I spend these retirement days doing a lot of thinking. I feel ripe to be reflective. I am ready to consider the truth in the raw. I am not fearless, but I am capable of taking a leap of faith. I want to know myself again. I want to understand my life and my purpose, and yes, what will be my legacy.
I know, these subjects are as vast as a winter sky, but still, I want to examine and explore this wide open territory.
First, I must admit, my life is nothing like I thought it would be. I can hardly tell it is my own. I often feel as though I orbit my life, and never quite land there. My feelings remain somewhat vague. My soul is a bit too shriveled. Not a great deal of spirit or spunk – as of yet. My whole belief system is quite brittle. I feel like one of those balsam wood gliders, as if a single flight could leave me shattered.
What did I expect? It is embarrassing. Naïve. Foolish. But, nevertheless, it is true, I expected really great things. I thought I would be thin and healthy as a horse, and still capable of hiking mile upon mile. Instead I am obese and have bad knees.

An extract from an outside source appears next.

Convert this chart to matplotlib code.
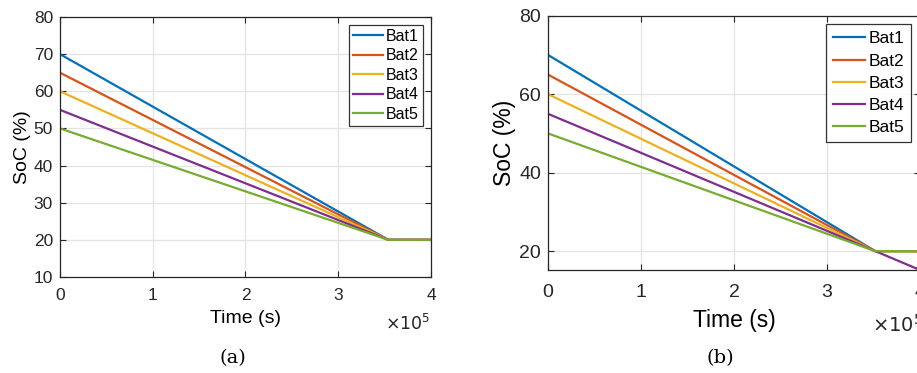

I was certain I would be well respected, even beloved, and adored. I believed I would be well known. Prominent. Of spiritual magnitude and power. I would be a somebody noticed. Somebody to whom others would pay rapt attention. I thought I would be heralded as a great preacher, a phenomenal teacher, and a writer of distinction.
I know, pretty damn grandiose. Still, it was what I long believed was my calling and destiny. I guess to some degree, my dreams have come true. However, the fundamental truth is that I am now vividly aware of my own insignificance, and what a tiny dent I have made. I do not consider myself a failure, or a loser, I just have a new appreciation for my own flaws and failings.
It is ironic, but with all this forced humility, I have come to a far deeper awareness of the value of others, and a genuine respect for the significance of little things. I am not only far more content these days, but a good deal calmer. I am letting go of my bloated expectations. I have popped the balloon of my own importance, and in the process I have discovered a far deeper and healthier reliance on God.
These days, I like being only accountable to God. I refuse to ask if I am popular or powerful or prominent. I have surrendered my obsession with Self, and am striving to experience Life on God’s terms – not my personal polling numbers. I just do not trust how the culture sees me. More so, I don’t care much anymore. I wish to make a difference, but in the eyes of my Creator.
I am so much less than I ever believed I would be. My accomplishments seem so tiny and unimportant. My reputation of no great note. My legacy quite simple and yes, quite small. I have touched a few lives with some genuine love and compassion, and that is it, and that is enough.
Don’t get me wrong. My ego still rears its ugly head a few times a week. I still find myself being defensive or trying to prove a point, or seeking to stand out. However, I quickly go back to what I now know to be the truth. I just try to live in a manner which is reflective of the Grace of God.
I don’t believe the world has either a fondness or an understanding of Grace. It isn’t competitive enough. It lacks harsh judgment. There are no winners or losers. There are no rankings. There is no punishment. There is no reward other than the Grace itself. There is nothing to show off or claim or even name. Just our own happiness, I guess. Our contentment. Our sense of calm.
So here I am. Retired. A morsel of a man. And yet, I matter. I am an instrument of Grace on some splendid days. I daily witness the wisdom and beauty of the earth. I feel called to love, and God shouts at me to forgive. It is all so simple, and all so small. So wonderfully focused and manageable.
People say “good things come in small packages,” and that is so very true of the human soul. When we are at ease, and focused, and grounded in Grace, we are capable of enjoying a day ourselves, and miraculously, of making someone else’s day.
It is quite a little power we possess. A day. A whole day. Not time to spend or waste or kill or find or buy, but just 24 lovely hours to be a beloved child of God. Imaginative and curious. Wide eyed and open hearted. Child-like in spirit, and mature in soul. Being a human is the will of God.